TV

The Making of Modern Britain

I have to admit I have a bit of a soft spot for the acclaimed Scottish political commentator Andrew Marr, for some unfathomable reason he appears to have the ability to make politics slightly interesting, making his Sunday morning programme The Andrew Marr Show highly watchable. However, where he really excels is in producing political history programmes like The Making of Modern Britain, which was produced in 2009 and is currently being repeated on BBC 4, I firmly believe that programmes like these should be made compulsory for any child slightly interested in 20th century history and the social upheaval that came with it.

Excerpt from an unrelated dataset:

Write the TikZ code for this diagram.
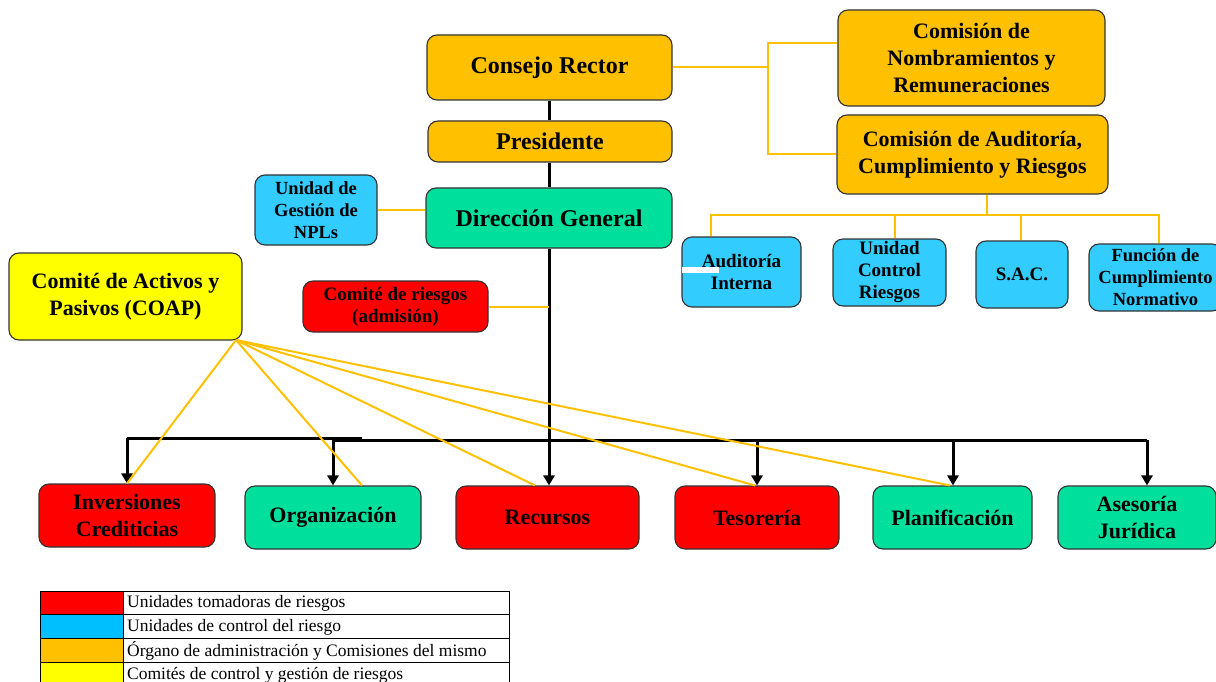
\documentclass[tikz,border=0pt]{standalone}
\usepackage{fontspec}
\setmainfont{Liberation Serif}
\usetikzlibrary{arrows.meta}
\definecolor{cgold}{HTML}{FFC000}
\definecolor{cgreen}{HTML}{00E09C}
\definecolor{cred}{HTML}{FF0000}
\definecolor{cblue}{HTML}{33CCFF}
\definecolor{cyel}{HTML}{FFFF00}
\definecolor{lblue}{HTML}{00BFFF}
\definecolor{bord}{HTML}{333333}
\tikzset{
  box/.style={draw=bord, line width=1.1pt, rounded corners=10pt, align=center, inner sep=0pt, font=\bfseries\fontsize{22}{27}\selectfont},
  bigf/.style={font=\bfseries\fontsize{24}{29}\selectfont},
  midf/.style={font=\bfseries\fontsize{19}{22}\selectfont},
  smf/.style={font=\bfseries\fontsize{18.5}{22}\selectfont},
  blk/.style={line width=3pt, black},
  arr/.style={line width=3pt, black, -{Triangle[length=10pt,width=11pt]}},
  gl/.style={line width=2pt, cgold},
  leg/.style={font=\fontsize{17.5}{20}\selectfont, anchor=west, inner sep=0pt}
}
\begin{document}
\begin{tikzpicture}[x=1pt,y=-1pt]
\useasboundingbox (0,0) rectangle (1216,682);
% nodes
\node[box,bigf,fill=cgold,minimum width=245pt,minimum height=65pt] (cr) at (549.5,67.5) {Consejo Rector};
\node[box,bigf,fill=cgold,minimum width=244pt,minimum height=41pt] (pres) at (550,141.5) {Presidente};
\node[box,bigf,fill=cgreen,minimum width=246pt,minimum height=60pt] (dg) at (549,218) {Dirección General};
\node[box,fill=cgold,minimum width=267pt,minimum height=96pt] (cnr) at (971.5,58) {Comisión de\\Nombramientos y\\Remuneraciones};
\node[box,fill=cgold,minimum width=271pt,minimum height=79pt] (cacr) at (972.5,154.5) {Comisión de Auditoría,\\Cumplimiento y Riesgos};
\node[box,smf,fill=cblue,minimum width=122pt,minimum height=70pt] (npl) at (316,210) {Unidad de\\Gestión de\\NPLs};
\node[box,fill=cyel,minimum width=233pt,minimum height=87pt] (coap) at (125.5,296.5) {Comité de Activos y\\Pasivos (COAP)};
\node[box,midf,fill=cred,minimum width=185pt,minimum height=51pt] (cri) at (395.5,306.5) {Comité de riesgos\\(admisión)};
\node[box,midf,fill=cblue,minimum width=119pt,minimum height=70pt] (ai) at (741.5,272) {Auditoría\\Interna};
\node[box,midf,fill=cblue,minimum width=113pt,minimum height=67pt] (ucr) at (889.5,272.5) {Unidad\\Control\\Riesgos};
\node[box,midf,fill=cblue,minimum width=92pt,minimum height=67pt] (sac) at (1022,274.5) {S.A.C.};
\node[box,smf,fill=cblue,minimum width=133pt,minimum height=67pt] (fcn) at (1155.5,277.5) {Función de\\Cumplimiento\\Normativo};
\node[box,fill=cred,minimum width=176pt,minimum height=63pt] (inv) at (127,515.5) {Inversiones\\Crediticias};
\node[box,fill=cgreen,minimum width=176pt,minimum height=63pt] (org) at (333,517.5) {Organización};
\node[box,fill=cred,minimum width=183pt,minimum height=63pt] (rec) at (547.5,517.5) {Recursos};
\node[box,fill=cred,minimum width=164pt,minimum height=63pt] (tes) at (757,517.5) {Tesorería};
\node[box,fill=cgreen,minimum width=159pt,minimum height=63pt] (pla) at (952.5,517.5) {Planificación};
\node[box,fill=cgreen,minimum width=158pt,minimum height=63pt] (ase) at (1137,517.5) {Asesoría\\Jurídica};
% white mark
\fill[white] (682,267) rectangle (719,273);
% coordinates
\coordinate (sp) at (549,0);
\coordinate (gx) at (768,0);
\coordinate (hb) at (0,440);
\coordinate (hb2) at (0,438);
\coordinate (x1) at (127,0);
\coordinate (x2) at (333,0);
\coordinate (x4) at (757,0);
\coordinate (x5) at (953,0);
\coordinate (x6) at (1147,0);
\coordinate (c0) at (236,340);
\coordinate (gy) at (0,215);
% black spine
\draw[blk] (sp |- cr.south) -- (sp |- pres.north);
\draw[blk] (sp |- pres.south) -- (sp |- dg.north);
\draw[arr] (sp |- dg.south) -- (sp |- rec.north);
\draw[blk] (x1 |- hb2) -- (362,438);
\draw[blk] (x2 |- hb) -- (x6 |- hb);
\draw[arr] (x1 |- hb2) -- (x1 |- inv.north);
\draw[arr] (x2 |- hb) -- (x2 |- org.north);
\draw[arr] (x4 |- hb) -- (x4 |- tes.north);
\draw[arr] (x5 |- hb) -- (x5 |- pla.north);
\draw[arr] (x6 |- hb) -- (x6 |- ase.north);
% gold connectors
\draw[gl] (cr.east) -- (gx |- cr.east);
\draw[gl] (cnr.west |- 0,43) -| (gx |- cacr.west) -- (cacr.west);
\draw[gl] (npl.east) -- (dg.west |- npl.east);
\draw[gl] (cri.east) -- (sp |- cri.east);
\draw[gl] (987,0 |- cacr.south) -- (987,215);
\draw[gl] (711,0 |- ai.north) |- (1159,215) -- (1159,0 |- fcn.north);
\draw[gl] (895,215) -- (895,0 |- ucr.north);
\draw[gl] (1021,215) -- (1021,0 |- sac.north);
\draw[gl] (c0) -- (inv.north);
\draw[gl] (c0) -- (362,0 |- org.north);
\draw[gl] (c0) -- (535,0 |- rec.north);
\draw[gl] (c0) -- (755,0 |- tes.north);
\draw[gl] (c0) -- (950,0 |- pla.north);
% legend
\fill[cred] (40,591) rectangle (123,614);
\fill[lblue] (40,614) rectangle (123,638);
\fill[cgold] (40,638) rectangle (123,662);
\fill[cyel] (40,662) rectangle (123,690);
\draw[line width=1pt] (40,690) -- (40,591) -- (509,591) -- (509,690);
\draw[line width=1pt] (40,614) -- (509,614);
\draw[line width=1pt] (40,638) -- (509,638);
\draw[line width=1pt] (40,662) -- (509,662);
\draw[line width=1pt] (123,591) -- (123,690);
\node[leg] (l1) at (127,603) {Unidades tomadoras de riesgos};
\node[leg] (l2) at (127,627) {Unidades de control del riesgo};
\node[leg] (l3) at (127,651) {Órgano de administración y Comisiones del mismo};
\node[leg] (l4) at (127,675) {Comités de control y gestión de riesgos};
\end{tikzpicture}
\end{document}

Although I like to think that I had a good understanding of the events of that century I never have really understood how the early part of the century were dominated by country house politics. The sun may never have set on the British empire that particular time but at home the country was ran by upper and middle grandees who cared little for the working classes, the allowed them (and allowed is the right word) to receive a pittance of a wage whilst the led a life of squalor and deprivation, Thatcher may have banged on about benefits of Victorian and Edwardian values which is fine if you’re a Tory but not if you were working class, Marr dazzlingly captures the mood of the time and how the working man was no longer willing to doff his cap, women also wanted recognition craving the right to vote  and organised a campaign led by the very aggressive suffragette movement. Reform was slowly coming and the Tories were fighting hard to resist, but the beauty of the series that it not only about politics and this where Marr’s series brilliantly succeeds, he manages to effortlessly intertwine the politics of the time with advances in technology, covering everything from aviation to the cinema and that before he even begins to talk about futility of war. Britain and the working man and woman have come a long way from slums and grime that they forced to live in, like any working class man The Frozen Northerner has never forgotten where he has come from, the only difference is that Andrew Marr explains it much better.